Exercise task:
Give every line again exactly as it appears, please, but not the pictures.
>> Begin Data lines
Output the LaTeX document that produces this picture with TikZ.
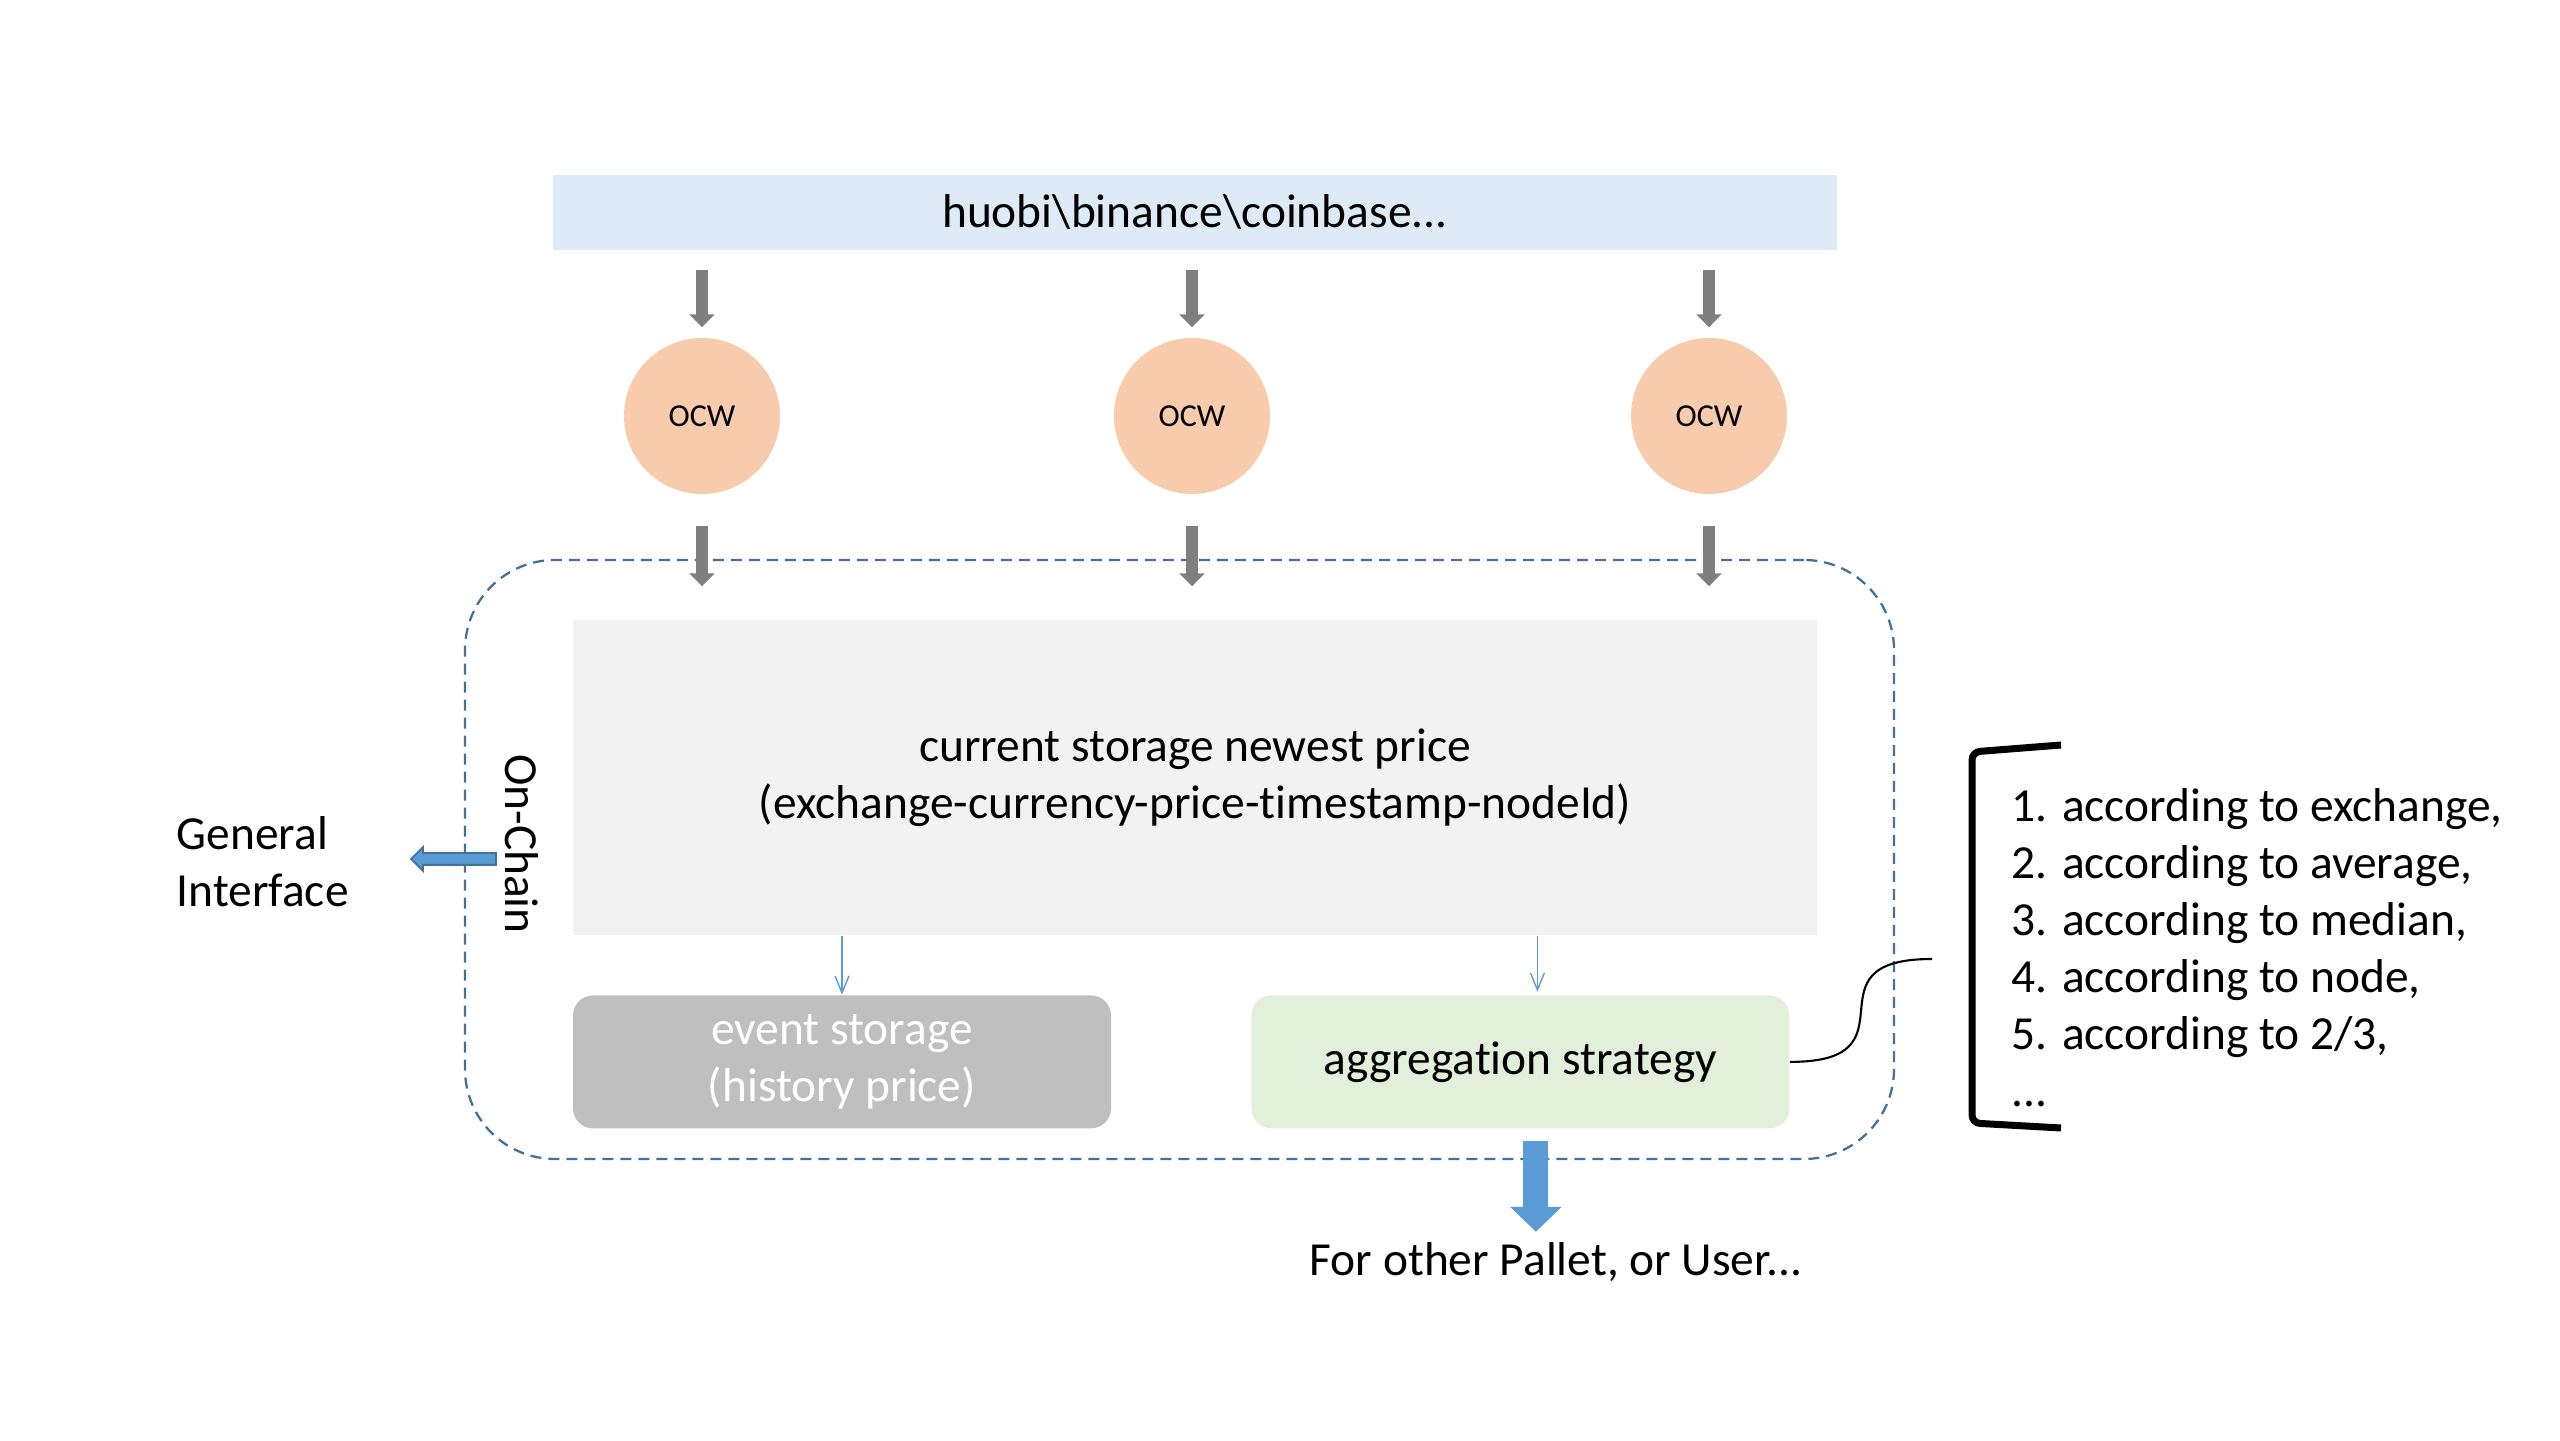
\documentclass[tikz,border=0pt]{standalone}
\usepackage{fontspec}
\setmainfont{Carlito}[Ligatures=NoCommon]
\usetikzlibrary{positioning, arrows.meta, shapes.arrows}

\definecolor{srcblue}{HTML}{DEEBF7}
\definecolor{ocwpeach}{HTML}{F8CBAD}
\definecolor{storegray}{HTML}{F2F2F2}
\definecolor{eventgray}{HTML}{BFBFBF}
\definecolor{aggreen}{HTML}{E2EFDA}
\definecolor{chainblue}{HTML}{41719C}
\definecolor{flowblue}{HTML}{5B9BD5}
\definecolor{feedgray}{HTML}{7F7F7F}

\begin{document}
\begin{tikzpicture}[
    txt/.style={font=\fontsize{13.5}{16.2}\selectfont, align=center},
    box/.style={txt, minimum width=5.38cm, minimum height=1.33cm, rounded corners=0.2cm},
    ocw/.style={circle, fill=ocwpeach, minimum size=1.56cm, inner sep=0, font=\fontsize{9.1}{11}\selectfont},
    feed/.style={draw=feedgray, line width=0.12cm, -{Triangle[width=0.25cm, length=0.13cm]}},
    thinflow/.style={draw=flowblue, line width=0.4pt, -{Straight Barb[width=0.14cm, length=0.17cm]}},
    outflow/.style={draw=flowblue, line width=0.25cm, -{Triangle[width=0.5cm, length=0.25cm]}}
]

\useasboundingbox (0,0) rectangle (25.6,14.4);

% Exchanges
\node[txt, fill=srcblue, minimum width=12.84cm, minimum height=0.75cm, inner sep=0] (src) at (11.95,12.275) {huobi\textbackslash binance\textbackslash coinbase...};

% Off-chain workers
\node[ocw] (ocw1) at (7.02,10.24) {OCW};
\node[ocw] (ocw2) at (11.92,10.24) {OCW};
\node[ocw] (ocw3) at (17.09,10.24) {OCW};

% On-chain part
\node[draw=chainblue, line width=0.65pt, dash pattern=on 0.11cm off 0.07cm, rounded corners=0.9cm, minimum width=14.29cm, minimum height=5.99cm] (chain) at (11.795,5.805) {};
\node[txt, fill=storegray, minimum width=12.44cm, minimum height=3.15cm] (store) at (11.95,6.625) {current storage newest price\\(exchange-currency-price-timestamp-nodeId)};
\node[txt, rotate=-90] (onchain) at (5.22,5.96) {On-Chain};

\node[box, fill=eventgray, text=white, below=0.59cm of store.south west, anchor=north west] (event) {event storage\\(history price)};
\node[box, fill=aggreen, right=1.39cm of event] (agg) {aggregation strategy};

\foreach \w in {ocw1, ocw2, ocw3} {
    \draw[feed, shorten <=0.19cm, shorten >=0.10cm] (src.south -| \w) -- (\w.north);
    \draw[feed, shorten <=0.31cm, shorten >=0.33cm] (\w.south) -- (\w.south |- store.north);
}

\draw[thinflow] (store.south -| event) -- (event.north);
\draw[thinflow, shorten >=0.03cm] ([xshift=0.17cm]agg.north |- store.south) -- ([xshift=0.17cm]agg.north);

% General interface
\node[txt, align=left, anchor=west, inner sep=0] (gi) at (1.76,5.785) {General\\Interface};
\node[single arrow, draw=chainblue, fill=flowblue, line width=0.5pt, shape border rotate=180, minimum height=0.85cm, inner sep=0.05cm, single arrow head extend=0.06cm] (giarrow) at (4.565,5.81) {};

% Output
\node[txt, inner sep=0.1cm] (users) at (15.56,1.78) {For other Pallet, or User...};
\draw[outflow] ([xshift=0.155cm, yshift=-0.12cm]agg.south) -- ([xshift=0.155cm]agg.south |- users.north);

% Strategies
\coordinate (hook) at (19.32,4.81);
\draw[line width=0.6pt] (agg.east) .. controls +(1.32,0) and +(-1.32,0) .. (hook);
\draw[line width=0.07cm, rounded corners=0.08cm] (20.61,6.95) -- (19.72,6.88) -- (19.72,3.17) -- (20.61,3.12);
\node[txt, align=left, anchor=west, inner sep=0] (rules) at (20.11,4.92) {1. according to exchange,\\2. according to average,\\3. according to median,\\4. according to node,\\5. according to 2/3,\\...};

\end{tikzpicture}
\end{document}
>> End Data lines
Task solution:
Output the LaTeX document that produces this picture with TikZ.
\documentclass[tikz,border=0pt]{standalone}
\usepackage{fontspec}
\setmainfont{Carlito}[Ligatures=NoCommon]
\usetikzlibrary{positioning, arrows.meta, shapes.arrows}

\definecolor{srcblue}{HTML}{DEEBF7}
\definecolor{ocwpeach}{HTML}{F8CBAD}
\definecolor{storegray}{HTML}{F2F2F2}
\definecolor{eventgray}{HTML}{BFBFBF}
\definecolor{aggreen}{HTML}{E2EFDA}
\definecolor{chainblue}{HTML}{41719C}
\definecolor{flowblue}{HTML}{5B9BD5}
\definecolor{feedgray}{HTML}{7F7F7F}

\begin{document}
\begin{tikzpicture}[
    txt/.style={font=\fontsize{13.5}{16.2}\selectfont, align=center},
    box/.style={txt, minimum width=5.38cm, minimum height=1.33cm, rounded corners=0.2cm},
    ocw/.style={circle, fill=ocwpeach, minimum size=1.56cm, inner sep=0, font=\fontsize{9.1}{11}\selectfont},
    feed/.style={draw=feedgray, line width=0.12cm, -{Triangle[width=0.25cm, length=0.13cm]}},
    thinflow/.style={draw=flowblue, line width=0.4pt, -{Straight Barb[width=0.14cm, length=0.17cm]}},
    outflow/.style={draw=flowblue, line width=0.25cm, -{Triangle[width=0.5cm, length=0.25cm]}}
]

\useasboundingbox (0,0) rectangle (25.6,14.4);

% Exchanges
\node[txt, fill=srcblue, minimum width=12.84cm, minimum height=0.75cm, inner sep=0] (src) at (11.95,12.275) {huobi\textbackslash binance\textbackslash coinbase...};

% Off-chain workers
\node[ocw] (ocw1) at (7.02,10.24) {OCW};
\node[ocw] (ocw2) at (11.92,10.24) {OCW};
\node[ocw] (ocw3) at (17.09,10.24) {OCW};

% On-chain part
\node[draw=chainblue, line width=0.65pt, dash pattern=on 0.11cm off 0.07cm, rounded corners=0.9cm, minimum width=14.29cm, minimum height=5.99cm] (chain) at (11.795,5.805) {};
\node[txt, fill=storegray, minimum width=12.44cm, minimum height=3.15cm] (store) at (11.95,6.625) {current storage newest price\\(exchange-currency-price-timestamp-nodeId)};
\node[txt, rotate=-90] (onchain) at (5.22,5.96) {On-Chain};

\node[box, fill=eventgray, text=white, below=0.59cm of store.south west, anchor=north west] (event) {event storage\\(history price)};
\node[box, fill=aggreen, right=1.39cm of event] (agg) {aggregation strategy};

\foreach \w in {ocw1, ocw2, ocw3} {
    \draw[feed, shorten <=0.19cm, shorten >=0.10cm] (src.south -| \w) -- (\w.north);
    \draw[feed, shorten <=0.31cm, shorten >=0.33cm] (\w.south) -- (\w.south |- store.north);
}

\draw[thinflow] (store.south -| event) -- (event.north);
\draw[thinflow, shorten >=0.03cm] ([xshift=0.17cm]agg.north |- store.south) -- ([xshift=0.17cm]agg.north);

% General interface
\node[txt, align=left, anchor=west, inner sep=0] (gi) at (1.76,5.785) {General\\Interface};
\node[single arrow, draw=chainblue, fill=flowblue, line width=0.5pt, shape border rotate=180, minimum height=0.85cm, inner sep=0.05cm, single arrow head extend=0.06cm] (giarrow) at (4.565,5.81) {};

% Output
\node[txt, inner sep=0.1cm] (users) at (15.56,1.78) {For other Pallet, or User...};
\draw[outflow] ([xshift=0.155cm, yshift=-0.12cm]agg.south) -- ([xshift=0.155cm]agg.south |- users.north);

% Strategies
\coordinate (hook) at (19.32,4.81);
\draw[line width=0.6pt] (agg.east) .. controls +(1.32,0) and +(-1.32,0) .. (hook);
\draw[line width=0.07cm, rounded corners=0.08cm] (20.61,6.95) -- (19.72,6.88) -- (19.72,3.17) -- (20.61,3.12);
\node[txt, align=left, anchor=west, inner sep=0] (rules) at (20.11,4.92) {1. according to exchange,\\2. according to average,\\3. according to median,\\4. according to node,\\5. according to 2/3,\\...};

\end{tikzpicture}
\end{document}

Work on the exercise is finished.